Challenge:
Skip all pictures, then print the remaining material exactly.

########################################

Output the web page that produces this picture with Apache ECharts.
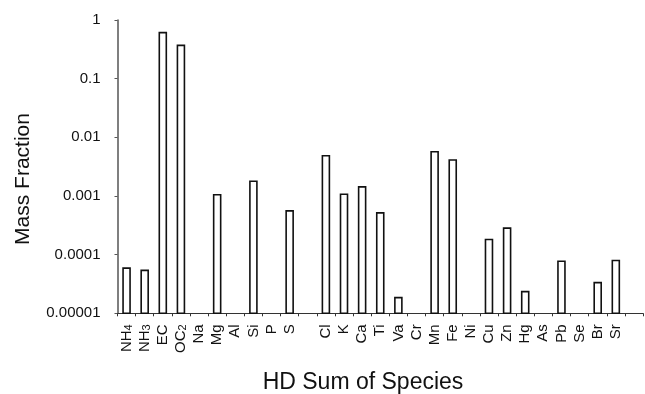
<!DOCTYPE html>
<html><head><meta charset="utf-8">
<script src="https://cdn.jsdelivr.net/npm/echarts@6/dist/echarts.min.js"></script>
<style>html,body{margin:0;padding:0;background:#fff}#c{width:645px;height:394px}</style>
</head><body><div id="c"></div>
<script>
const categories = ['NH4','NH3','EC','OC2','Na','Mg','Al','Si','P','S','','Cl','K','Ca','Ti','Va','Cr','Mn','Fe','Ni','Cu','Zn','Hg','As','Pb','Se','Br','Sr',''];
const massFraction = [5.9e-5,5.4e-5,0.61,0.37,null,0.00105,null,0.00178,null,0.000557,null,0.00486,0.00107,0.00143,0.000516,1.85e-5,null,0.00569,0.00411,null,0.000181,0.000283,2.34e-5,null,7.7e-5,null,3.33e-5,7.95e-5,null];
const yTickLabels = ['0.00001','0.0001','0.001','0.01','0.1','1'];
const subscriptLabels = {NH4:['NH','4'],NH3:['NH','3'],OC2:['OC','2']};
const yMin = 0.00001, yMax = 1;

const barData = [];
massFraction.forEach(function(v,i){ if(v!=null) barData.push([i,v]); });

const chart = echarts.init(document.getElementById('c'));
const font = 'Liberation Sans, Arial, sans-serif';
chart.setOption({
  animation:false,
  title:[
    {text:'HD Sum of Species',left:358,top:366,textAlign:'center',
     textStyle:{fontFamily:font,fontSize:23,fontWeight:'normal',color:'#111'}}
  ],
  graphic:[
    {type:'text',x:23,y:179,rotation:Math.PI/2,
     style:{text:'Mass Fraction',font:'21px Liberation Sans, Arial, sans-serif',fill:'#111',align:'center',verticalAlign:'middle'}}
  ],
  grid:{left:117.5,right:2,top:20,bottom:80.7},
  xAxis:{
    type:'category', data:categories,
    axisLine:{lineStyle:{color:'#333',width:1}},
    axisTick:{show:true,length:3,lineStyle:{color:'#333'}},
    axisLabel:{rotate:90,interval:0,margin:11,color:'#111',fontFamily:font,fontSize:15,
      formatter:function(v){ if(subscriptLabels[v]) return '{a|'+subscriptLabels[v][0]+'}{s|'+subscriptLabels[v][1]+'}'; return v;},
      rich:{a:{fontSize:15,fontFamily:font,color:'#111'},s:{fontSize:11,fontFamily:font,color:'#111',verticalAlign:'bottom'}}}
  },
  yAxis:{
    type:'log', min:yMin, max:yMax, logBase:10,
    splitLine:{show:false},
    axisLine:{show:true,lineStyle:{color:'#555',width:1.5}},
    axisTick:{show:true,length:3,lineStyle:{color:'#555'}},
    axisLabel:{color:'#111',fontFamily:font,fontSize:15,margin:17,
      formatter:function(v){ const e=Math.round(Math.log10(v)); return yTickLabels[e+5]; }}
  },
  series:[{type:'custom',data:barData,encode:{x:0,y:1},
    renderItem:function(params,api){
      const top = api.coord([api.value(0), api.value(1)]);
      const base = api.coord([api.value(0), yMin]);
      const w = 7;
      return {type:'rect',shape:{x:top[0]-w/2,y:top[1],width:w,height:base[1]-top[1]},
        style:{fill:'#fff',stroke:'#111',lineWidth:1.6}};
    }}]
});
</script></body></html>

########################################

Task response:
Output the web page that produces this picture with Apache ECharts.
<!DOCTYPE html>
<html><head><meta charset="utf-8">
<script src="https://cdn.jsdelivr.net/npm/echarts@6/dist/echarts.min.js"></script>
<style>html,body{margin:0;padding:0;background:#fff}#c{width:645px;height:394px}</style>
</head><body><div id="c"></div>
<script>
const categories = ['NH4','NH3','EC','OC2','Na','Mg','Al','Si','P','S','','Cl','K','Ca','Ti','Va','Cr','Mn','Fe','Ni','Cu','Zn','Hg','As','Pb','Se','Br','Sr',''];
const massFraction = [5.9e-5,5.4e-5,0.61,0.37,null,0.00105,null,0.00178,null,0.000557,null,0.00486,0.00107,0.00143,0.000516,1.85e-5,null,0.00569,0.00411,null,0.000181,0.000283,2.34e-5,null,7.7e-5,null,3.33e-5,7.95e-5,null];
const yTickLabels = ['0.00001','0.0001','0.001','0.01','0.1','1'];
const subscriptLabels = {NH4:['NH','4'],NH3:['NH','3'],OC2:['OC','2']};
const yMin = 0.00001, yMax = 1;

const barData = [];
massFraction.forEach(function(v,i){ if(v!=null) barData.push([i,v]); });

const chart = echarts.init(document.getElementById('c'));
const font = 'Liberation Sans, Arial, sans-serif';
chart.setOption({
  animation:false,
  title:[
    {text:'HD Sum of Species',left:358,top:366,textAlign:'center',
     textStyle:{fontFamily:font,fontSize:23,fontWeight:'normal',color:'#111'}}
  ],
  graphic:[
    {type:'text',x:23,y:179,rotation:Math.PI/2,
     style:{text:'Mass Fraction',font:'21px Liberation Sans, Arial, sans-serif',fill:'#111',align:'center',verticalAlign:'middle'}}
  ],
  grid:{left:117.5,right:2,top:20,bottom:80.7},
  xAxis:{
    type:'category', data:categories,
    axisLine:{lineStyle:{color:'#333',width:1}},
    axisTick:{show:true,length:3,lineStyle:{color:'#333'}},
    axisLabel:{rotate:90,interval:0,margin:11,color:'#111',fontFamily:font,fontSize:15,
      formatter:function(v){ if(subscriptLabels[v]) return '{a|'+subscriptLabels[v][0]+'}{s|'+subscriptLabels[v][1]+'}'; return v;},
      rich:{a:{fontSize:15,fontFamily:font,color:'#111'},s:{fontSize:11,fontFamily:font,color:'#111',verticalAlign:'bottom'}}}
  },
  yAxis:{
    type:'log', min:yMin, max:yMax, logBase:10,
    splitLine:{show:false},
    axisLine:{show:true,lineStyle:{color:'#555',width:1.5}},
    axisTick:{show:true,length:3,lineStyle:{color:'#555'}},
    axisLabel:{color:'#111',fontFamily:font,fontSize:15,margin:17,
      formatter:function(v){ const e=Math.round(Math.log10(v)); return yTickLabels[e+5]; }}
  },
  series:[{type:'custom',data:barData,encode:{x:0,y:1},
    renderItem:function(params,api){
      const top = api.coord([api.value(0), api.value(1)]);
      const base = api.coord([api.value(0), yMin]);
      const w = 7;
      return {type:'rect',shape:{x:top[0]-w/2,y:top[1],width:w,height:base[1]-top[1]},
        style:{fill:'#fff',stroke:'#111',lineWidth:1.6}};
    }}]
});
</script></body></html>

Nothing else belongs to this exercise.